Let’s peek behind the hood

Rachel Maddow last night was talking about the Republican efforts to “audit” the 2020 election in some states. She revealed there is dark money supporting these efforts. At 9:44 pm EST (9/14/21 show) she said:

“And while we`re at it let`s peek behind the hood of this document, look at the metadata for this PDF, this letter and this sort of bogus letterhead on the top demanding the preservation of records by the county clerks.”

 https://www.msnbc.com/transcripts/transcript-rachel-maddow-show-9-14-21-n1279231

This is a congruent conflation of “peek behind the curtain” and “look under the hood”, both meaning to investigate or examine more closely.
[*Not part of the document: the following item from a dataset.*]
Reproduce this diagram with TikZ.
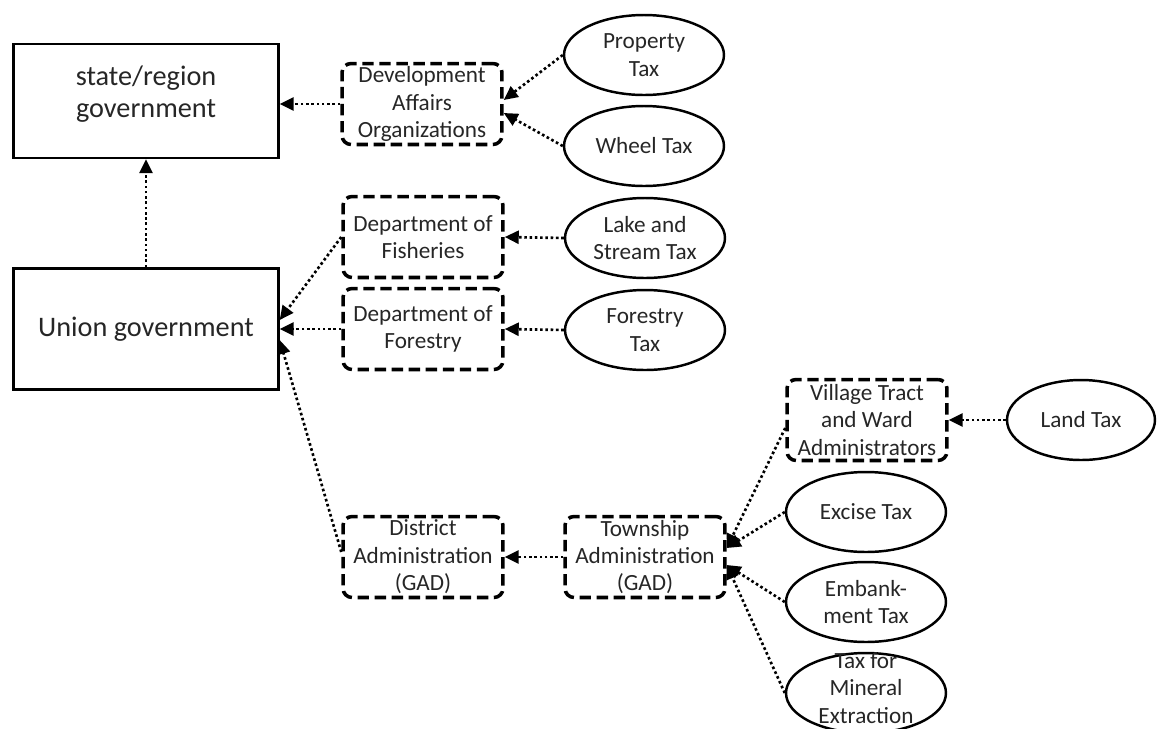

A big thank you to Frank King who heard this one and sent it in.


She is getting under my craw

The speaker was talking about a friend who occasionally irritates her. This is a nice mashup of “getting under my skin” (becoming a source of irritation) and “sticking in my craw” (to cause considerable resentment, rankle). Both phrases involve something or someone causing anger in another.

So what’s a craw?

A craw is the crop of a bird or insect, the transferred sense of the word to refer to a person’s gullet (Free Dictionary). A tip of the hat to Paula Garrety for hearing this one.